Nachgefragt
: Sechs Jahre Grundschule

■ Rektorin ist gegen Orientierungsstufe

Dr. Christina Ehlers leitet seit zwei Jahren die Grundschule an der Admiralstraße in Findorff. Sie und ihre KollegInnen kämpfen mit den üblichen Problemen an Bremer Schulen: Zuviele Kinder, zu große Klassen, zu wenig Räume und Lehrer. Im Reformprogramm aus NRW sieht sie Chancen für eine zeitgemäße Schulbildung.

taz: Ist die Denkschrift viel Papier und wenig Hilfe für die tägliche Arbeit in der Schule?

Christina Ehlers: Ich denke, daß viele schöne Vorschläge drin stehen. Zum Beispiel die Teamfähigkeit, soziales Lernen oder auch überhaupt erst einmal das Lernen zu lernen. Das sind durchaus begrüßenswerte Sachen, obwohl sie in meinen Augen für uns in der Grundschule zum Teil schon alte Sachen sind.

Kinder sind ja heutzutage viel selbständiger als noch vor zehn Jahren.

Die sind sehr viel selbständiger und selbstbewußter als früher. Sie fordern ihre Rechte ein, wissen auch, was sie wollen. Das kann man sehr gut positiv drehen, indem man sagt: Ihr habt hier Verantwortung für Euer Lernen. Indem man den Kindern die Wichtigkeit ihres Lernens vermittelt und sie nicht bewußt klein und unmündig hält.

Kann man mit hippeligen Kindern auch im Team arbeiten?

Man muß mit den Kindern so arbeiten, man muß die Selbständigkeit, die die Kinder heute mitbringen, auch aufgreifen. Man benutzt das dann für den Unterricht.

Ein Sechsjähriger in der ersten Klasse begreift das?

Die Kinder wollen lernen. Sie kommen mit einer enormen Motivation zu uns, wollen lesen, schreiben und rechnen lernen. Das kann man schnell kaputt machen.
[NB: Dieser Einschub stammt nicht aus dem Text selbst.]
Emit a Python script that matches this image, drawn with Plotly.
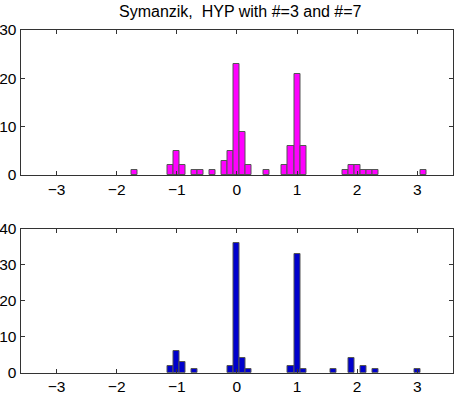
import plotly.graph_objects as go

# Bin centres (bin width 0.1) and counts
top_centers = [-1.7, -1.1, -1.0, -0.9, -0.7, -0.6, -0.4, -0.2, -0.1, 0.0, 0.1, 0.2, 0.5,
               0.8, 0.9, 1.0, 1.1, 1.8, 1.9, 2.0, 2.1, 2.2, 2.3, 3.1]
top_counts = [1, 2, 5, 2, 1, 1, 1, 3, 5, 23, 9, 2, 1,
              2, 6, 21, 6, 1, 2, 2, 1, 1, 1, 1]

bottom_centers = [-1.1, -1.0, -0.9, -0.7, -0.1, 0.0, 0.1, 0.2,
                  0.9, 1.0, 1.1, 1.6, 1.9, 2.1, 2.3, 3.0]
bottom_counts = [2, 6, 3, 1, 2, 36, 4, 1,
                 2, 33, 1, 1, 4, 2, 1, 1]

bin_width = 0.1
x_ticks = [-3, -2, -1, 0, 1, 2, 3]
top_yticks = [0, 10, 20, 30]
bottom_yticks = [0, 10, 20, 30, 40]
title = "Symanzik,  HYP with #=3 and #=7"

fig = go.Figure()
fig.add_trace(go.Bar(x=top_centers, y=top_counts, width=bin_width,
                     marker=dict(color="#ff00ff", line=dict(color="#555555", width=1)),
                     xaxis="x", yaxis="y", showlegend=False))
fig.add_trace(go.Bar(x=bottom_centers, y=bottom_counts, width=bin_width,
                     marker=dict(color="#0000cc", line=dict(color="#555555", width=1)),
                     xaxis="x2", yaxis="y2", showlegend=False))

tick_font = dict(family="Liberation Sans, Arial, sans-serif", size=15.5, color="black")
title_font = dict(family="Liberation Sans, Arial, sans-serif", size=16, color="black")
xdom = [20.5 / 458, 453.3 / 458]
common_x = dict(range=[-3.6, 3.6], tickvals=x_ticks,
                ticktext=["\u2212" + str(-v) if v < 0 else str(v) for v in x_ticks],
                ticks="inside", ticklen=4, tickcolor="#333", mirror="ticks", showline=True,
                linecolor="#333", linewidth=1, showgrid=False, zeroline=False,
                tickfont=tick_font, domain=xdom, automargin=False)
common_y = dict(ticks="inside", ticklen=4, tickcolor="#333", mirror="ticks", showline=True,
                linecolor="#333", linewidth=1, showgrid=False, zeroline=False,
                tickfont=tick_font, automargin=False, ticklabelstandoff=0)

fig.update_layout(
    width=458, height=394,
    margin=dict(l=0, r=0, t=0, b=0, autoexpand=False),
    plot_bgcolor="white", paper_bgcolor="white",
    bargap=0,
    xaxis=dict(common_x, anchor="y"),
    yaxis=dict(common_y, range=[0, 30], tickvals=top_yticks, anchor="x",
               domain=[1 - 175 / 394, 1 - 30 / 394]),
    xaxis2=dict(common_x, anchor="y2"),
    yaxis2=dict(common_y, range=[0, 40], tickvals=bottom_yticks, anchor="x2",
                domain=[1 - 372.7 / 394, 1 - 229 / 394]),
    annotations=[dict(text=title, x=240 / 458, y=1 - 11 / 394, xref="paper", yref="paper",
                      showarrow=False, font=title_font, xanchor="center", yanchor="middle")],
)

fig.write_html("out.html", config={"displayModeBar": False},
               post_script="document.body.style.margin='0';document.body.style.padding='0';")
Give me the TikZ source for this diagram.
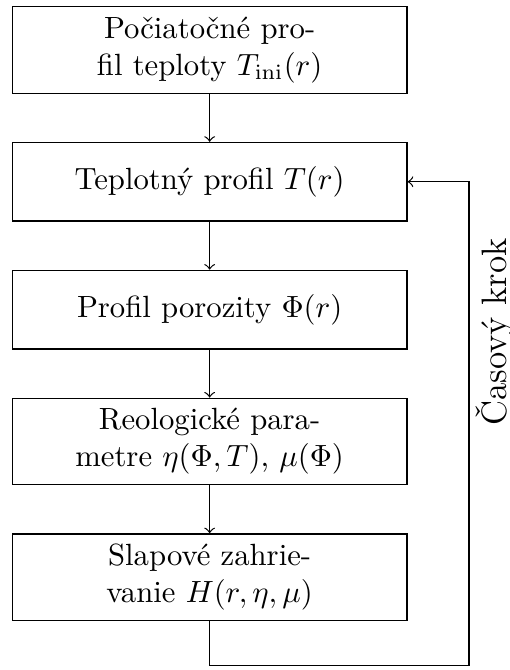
\documentclass[tikz,border=0pt]{standalone}
\usepackage{tikz}
\usetikzlibrary{positioning}

\begin{document}
\begin{tikzpicture}[
    stagebox/.style={draw, rectangle, align=center, minimum width=4.52cm, minimum height=0.9cm},
    flow/.style={->},
    node distance=0.55cm]
    \useasboundingbox (0, 0) rectangle (5.83, -7.67);

    % ── MAIN CHAIN ────────────────────────────────────────────────────
    \node[stagebox, anchor=north] (pociatok) at (2.40, -0.07) {Počiatočné pro-\\fil teploty $T_{\mathrm{ini}}(r)$};
    \node[stagebox, below=of pociatok] (teplota) {Teplotný profil $T(r)$};
    \node[stagebox, below=of teplota] (porozita) {Profil porozity $\Phi(r)$};
    \node[stagebox, below=of porozita] (reologia) {Reologické para-\\metre $\eta(\Phi, T)$, $\mu(\Phi)$};
    \node[stagebox, below=of reologia] (slap) {Slapové zahrie-\\vanie $H(r, \eta, \mu)$};

    \draw[flow] (pociatok) -- (teplota);
    \draw[flow] (teplota) -- (porozita);
    \draw[flow] (porozita) -- (reologia);
    \draw[flow] (reologia) -- (slap);

    % ── TIME STEP LOOP ────────────────────────────────────────────────
    \coordinate (corner) at (5.37, -7.62);
    \coordinate (tail) at (slap.south |- corner);
    \draw[flow] (slap.south) -- (tail) -- (corner) |- (teplota.east);
    \node[rotate=90, font=\fontsize{11.5}{14}\selectfont] (krok) at (5.67, -3.80) {Časový krok};
\end{tikzpicture}
\end{document}
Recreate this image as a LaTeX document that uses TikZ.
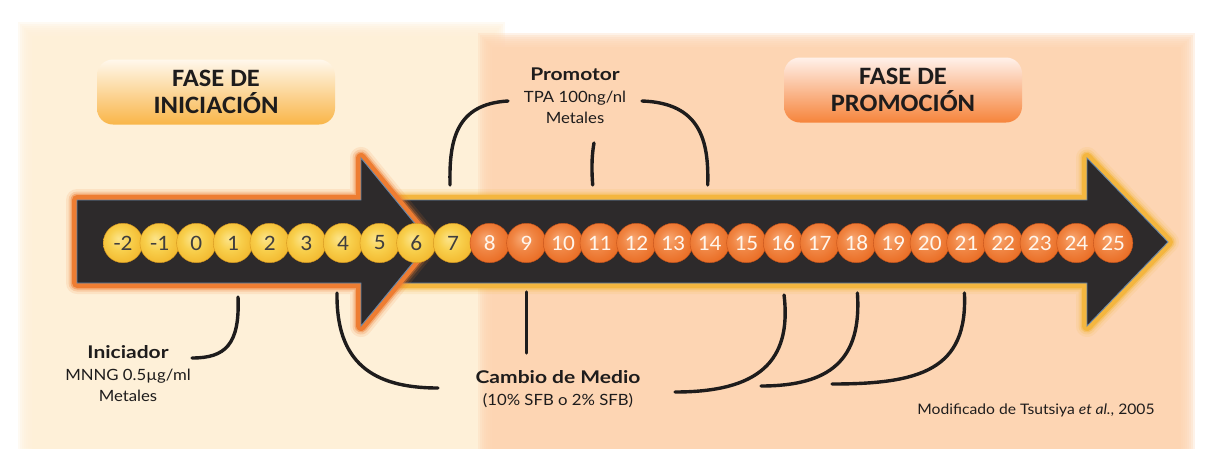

Man kann aber zum Beispiel auch fördern, daß die Kinder voneinander lernen. Kinder brauchen unterschiedlich viel Zeit. In der Grundschule sieht man das sehr deutlich, da sind ja alle Kinder noch zusammen. Diese Differenz kann man als Lehrerin einfach nutzen.

Und so die soziale Kompetenz vermitteln.

Genau. Die Kinder merken, o toll, ich kann das, und ich kann mein Wissen sogar an die anderen weitergeben. Das ist genauso toll. Und dabei lernen sie nochmal.

Die Denkschrift fordert auch, die Grundschule auf sechs Jahre auszuweiten. Ist das sinnvoll?

Mal abgesehen vom räumlichen Problem würden wir die sechs Jahre sehr begrüßen. Nach der 4. Klasse gibt es einen großen Bruch, wenn die Klasse auseinandergeht in die Orientierungsstufe. Das ist in Bremen ganz klar ein Politikum. Ich sehe die Orientierungsstufe nicht mehr als sinnvoll an. Die Kinder verkraften es nicht, zusammengelegt und auseinandergeteilt zu werden. Wir geben sie nach der 4. Klasse immer ab, wenn sie gerade das Lernen bei uns gelernt haben. Gerade, wenn man die Früchte erreicht hat, sagt man Tschüß, was wir sehr bedauern.